To the engineer and to the public, the search for safety is like the scientist’s search for truth -an elusive and seemingly unattainable goal. This is a subject of growing importance which is developing rapidly and is likely to impinge increasingly on the day-to-day work of the engineer. This Talk reviewed progress, through the last six decades, of our attempts to assess and assure safety in engineering artefacts; to try to identify some of the main ideas and methods underlying present approaches; and to look forward to what may lie ahead.

Autobiographical Note

This is a survey seen through the work and experience of a Naval Architect, who has been mainly concerned with academic and research aspects of marine work, and with some emphasis on the design and safety of ship structures. However, because much of the pioneering work on safety methodology had its origins in the structural field, and these ideas have found application in other sectors of engineering, it is hoped that this survey will be of interest and value to engineers in other disciplines.
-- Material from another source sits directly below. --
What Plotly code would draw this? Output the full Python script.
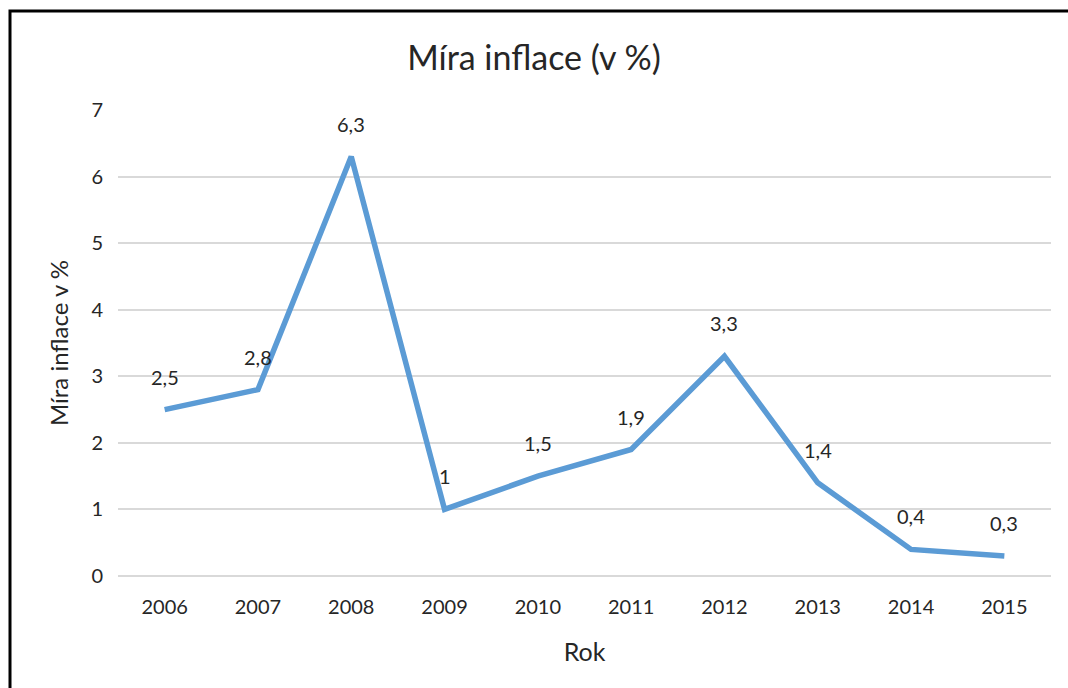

The author’s professional career started in 1943 as an apprentice in the Ship Drawing Office of Vickers-Armstrong’s shipbuilding works in Barrow. Through night-school at Barrow Technical College, then as a student of naval architecture at Liverpool University and as a graduate draughts man working mainly on passenger ships, the topic of safety was largely assumed to be catered for by adherence to traditional design procedures and rules. It was only as a postgraduate student at Bristol University (from 1949 to 1955), working in Professor Sir Alfred Pugsley’s research group in Civil Engineering, that the inadequacies of such procedures became fully apparent. Pugsley’s own background in aeronautical engineering, and his original and rational approach to the evaluation of safety, strongly influenced not only the Author, but the engineering profession generally.

Opportunities to develop, and apply in ship design, some of Pugsley’s ideas on safety factors came with the Author’s appointment to the Department of Naval Construction in the Admiralty at Bath (1955-60) and then to the Royal Naval College, Greenwich (1960-66). An invitation to spend a year (1962-3) at MIT in Boston brought the Author into contact with American work on safety, and especially with their attempts to introduce the concept of risk, which were similar to Pugsley’s own pioneering work.

Appointment to Newcastle University in 1966, and subsequent work with many research students, together with growing contacts with various national and international agencies concerned with safety, enabled the Author to explore ideas on other aspects of marine safety. This also afforded a wider view of the accelerating developments, in the last quarter of the 20th century, towards a much more explicit concern and responsibility for the safety assurance of engineered artefacts. The Author’s advisory and committee work for government departments and safety agencies such as Lloyds Register - especially after major accidents - has brought into focus some of the main strands (and the many difficulties) in devising satisfactory ways for the evaluation and assurance of safety.